Popular Visual Shows 1800–1914 is written by Joe Kember and published by Oxford University Press. It's available with International Standard Book Number or ISBN identification 0192666797 (ISBN 10) and 9780192666796 (ISBN 13).

This book tells the story of the growth of picturegoing as a popular habit between 1800 and 1914. Encouraged by urbanisation and changes in transportation, education, and leisure patterns, the regular and widespread provision of exhibitions and shows became a defining characteristic of cultural life. Painted panoramas and dioramas awed with enormous tableaux; the stereoscope immersed viewers in a 3D world; the many varieties of peepshow promised a marvellously garish experience of patriotic battles, gruesome murders, and far-off places.
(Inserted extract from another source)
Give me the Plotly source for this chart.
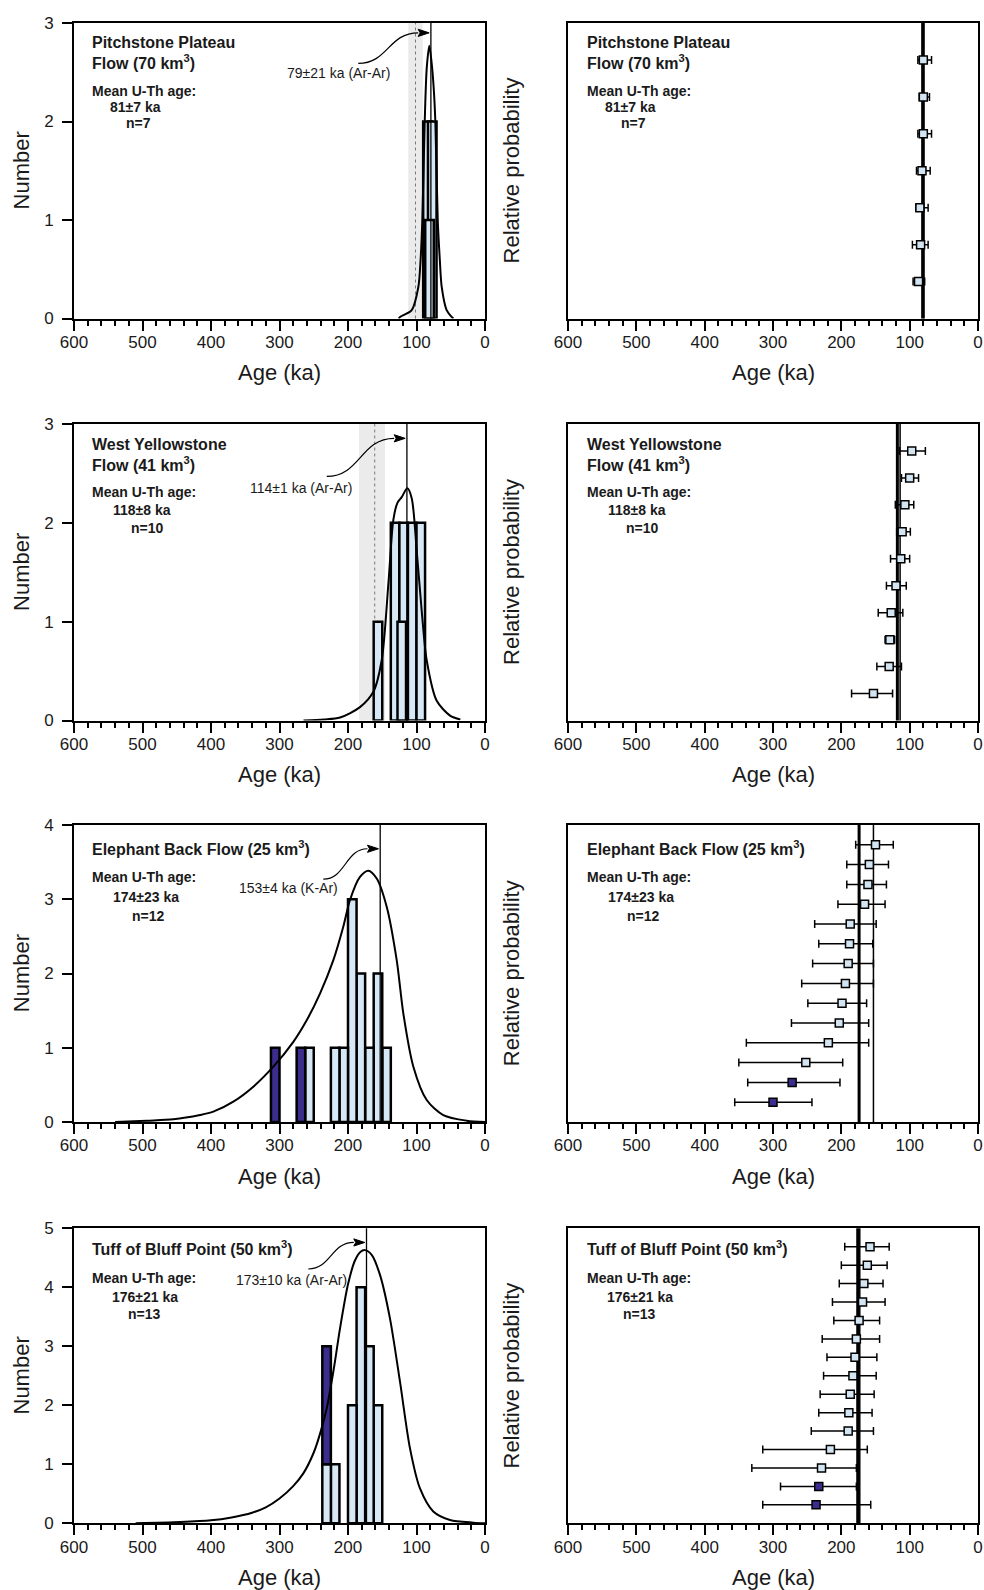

If that was not enough, the ever-versatile magic lantern projected hundreds of thousands of slides of every imaginable subject, from travelogues and temperance tales to illustrated hymns and adaptations of popular fiction. Then, after 1896, audiences experienced the cinematograph, and were able to enjoy film at the many fixed venue cinemas that emerged from around 1908. Moving and projected images were displayed not only in town halls, theatres, and other large exhibition spaces, but also in workhouses, schools, churches, empty shops, and fairgrounds. Picturegoing, in all its variety, became a national pastime, integrating itself more and more pervasively into the structures of everyday life as the nineteenth and early twentieth centuries progressed. Drawing on a wealth of new evidence, this book details the shows that were on offer, where and what they were, the networks and infrastructure they existed within, and, above all, how their audiences experienced them.